| Avinash_Tyagi said: I'm just pointing out the flaws in Sony's product, yes people can play games in the old fashioned way, and they probably will on the PS3, hence why the Sony wand, unlike the Wiimote, will likely not be a success |
You're not doing a great job at that, sincerely.
Putting an analog control on the wand so that you aim by pointing the wand at the same time as you move by using the analog on it? Or you use the analog while indipendently rotating the wand in space to control some other axis?
Missing this is a flaw? Have you really thought this through? Because that sounds extremely hard and requires a lot more coordination, all in one hand.
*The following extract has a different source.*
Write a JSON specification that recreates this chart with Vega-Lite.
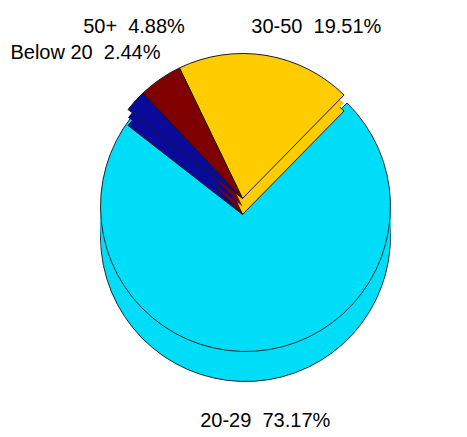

I think that the easiest solution will be some games requiring one wand only, other requiring two wands or one wand plus a dualshock. The left side of the dualshock can be substituted by a second wand, which in many games will double up as a second controller. Sony could create a "monoshock", ie a halved dualshock for your your left hand, with an analog stick+buttons+accelerometers+rumble... but frankly would that be worth buying instead of a second wand?
If I buy the eye and two wands - and I already own a dualshock that came with the console - I get the options:
- 2 players, each with one wand, in games that need a wand
- 2 wands in games that need double motion control (boxing, shield and sword...)
- wand + dualshock or 2 wands in RE5-like games or FPSs
- dualshock for classic controls
- camera-controlled games
Just for a comparison with the status-quo: the equivalent on the Wii would amount to 2 Wiimotes, 1 nunchuck, 1 classic controller or wavebird, 2 Motion Control+ add-ons. That's two extra pieces of hardware lying around rather than the PS case (you buy 4: an extra Wiimote, the classic controller, the motion+ addons), with extra cables/plugging/toggling, less buttons, no webcam/augmented reality games.